### What you need to do
Quote the records exactly, starting at the first line and stopping after the line with "return (H - B - py) / ph"; skip the pictures.

### Material
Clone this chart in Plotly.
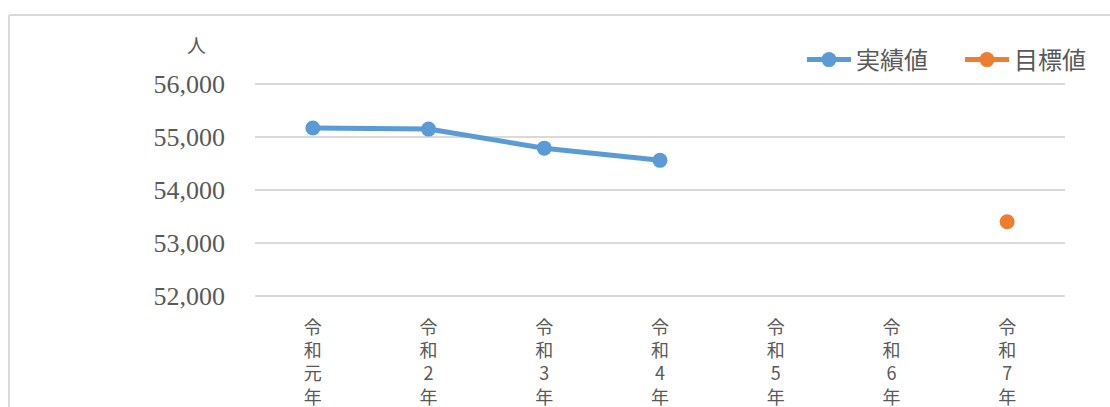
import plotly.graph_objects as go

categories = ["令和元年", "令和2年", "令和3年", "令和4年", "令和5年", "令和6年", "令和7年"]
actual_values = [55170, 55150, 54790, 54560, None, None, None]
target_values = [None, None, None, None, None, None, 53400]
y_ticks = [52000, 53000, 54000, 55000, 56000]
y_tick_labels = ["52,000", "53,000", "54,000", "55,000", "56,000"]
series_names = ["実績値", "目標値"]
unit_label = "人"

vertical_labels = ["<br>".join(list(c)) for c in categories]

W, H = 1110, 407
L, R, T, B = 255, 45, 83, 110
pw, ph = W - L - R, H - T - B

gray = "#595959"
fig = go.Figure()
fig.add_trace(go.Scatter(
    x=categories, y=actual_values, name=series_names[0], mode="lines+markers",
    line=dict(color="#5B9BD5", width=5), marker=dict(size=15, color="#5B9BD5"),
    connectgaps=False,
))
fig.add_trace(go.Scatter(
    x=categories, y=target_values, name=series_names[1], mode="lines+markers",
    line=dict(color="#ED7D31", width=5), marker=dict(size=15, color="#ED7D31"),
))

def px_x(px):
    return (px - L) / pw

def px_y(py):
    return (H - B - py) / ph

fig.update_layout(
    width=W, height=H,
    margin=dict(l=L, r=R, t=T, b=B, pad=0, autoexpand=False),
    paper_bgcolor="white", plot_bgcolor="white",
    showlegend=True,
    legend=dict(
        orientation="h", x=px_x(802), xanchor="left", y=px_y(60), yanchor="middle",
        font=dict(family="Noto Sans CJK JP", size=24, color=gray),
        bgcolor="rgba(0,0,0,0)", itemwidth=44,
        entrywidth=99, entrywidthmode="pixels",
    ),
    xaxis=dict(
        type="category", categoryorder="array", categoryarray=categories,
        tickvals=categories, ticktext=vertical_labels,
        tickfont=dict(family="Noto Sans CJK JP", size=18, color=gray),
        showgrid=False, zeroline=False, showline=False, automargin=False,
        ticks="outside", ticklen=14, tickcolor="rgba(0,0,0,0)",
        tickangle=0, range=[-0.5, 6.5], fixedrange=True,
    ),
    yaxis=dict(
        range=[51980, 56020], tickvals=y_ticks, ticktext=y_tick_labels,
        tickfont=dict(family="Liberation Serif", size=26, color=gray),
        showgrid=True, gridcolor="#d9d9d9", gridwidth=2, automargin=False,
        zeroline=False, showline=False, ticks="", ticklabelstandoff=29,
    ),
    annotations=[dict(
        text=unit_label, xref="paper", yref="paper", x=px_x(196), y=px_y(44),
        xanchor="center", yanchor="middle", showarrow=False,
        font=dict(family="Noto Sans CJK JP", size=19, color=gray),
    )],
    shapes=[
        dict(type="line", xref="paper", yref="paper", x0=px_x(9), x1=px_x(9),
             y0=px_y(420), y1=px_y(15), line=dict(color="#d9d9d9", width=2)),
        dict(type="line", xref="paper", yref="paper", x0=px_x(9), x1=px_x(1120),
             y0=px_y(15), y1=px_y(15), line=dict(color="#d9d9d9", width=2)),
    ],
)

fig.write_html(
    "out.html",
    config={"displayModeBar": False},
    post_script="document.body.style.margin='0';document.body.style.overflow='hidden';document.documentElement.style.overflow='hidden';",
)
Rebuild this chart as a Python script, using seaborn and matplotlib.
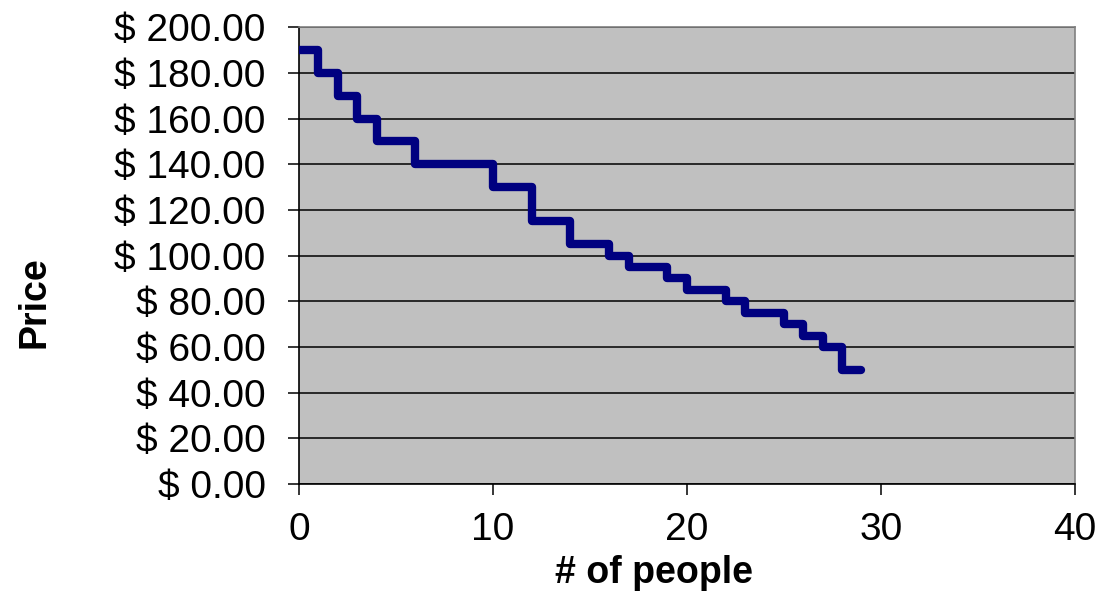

### Result of this task
Clone this chart in Plotly.
import plotly.graph_objects as go

categories = ["令和元年", "令和2年", "令和3年", "令和4年", "令和5年", "令和6年", "令和7年"]
actual_values = [55170, 55150, 54790, 54560, None, None, None]
target_values = [None, None, None, None, None, None, 53400]
y_ticks = [52000, 53000, 54000, 55000, 56000]
y_tick_labels = ["52,000", "53,000", "54,000", "55,000", "56,000"]
series_names = ["実績値", "目標値"]
unit_label = "人"

vertical_labels = ["<br>".join(list(c)) for c in categories]

W, H = 1110, 407
L, R, T, B = 255, 45, 83, 110
pw, ph = W - L - R, H - T - B

gray = "#595959"
fig = go.Figure()
fig.add_trace(go.Scatter(
    x=categories, y=actual_values, name=series_names[0], mode="lines+markers",
    line=dict(color="#5B9BD5", width=5), marker=dict(size=15, color="#5B9BD5"),
    connectgaps=False,
))
fig.add_trace(go.Scatter(
    x=categories, y=target_values, name=series_names[1], mode="lines+markers",
    line=dict(color="#ED7D31", width=5), marker=dict(size=15, color="#ED7D31"),
))

def px_x(px):
    return (px - L) / pw

def px_y(py):
    return (H - B - py) / ph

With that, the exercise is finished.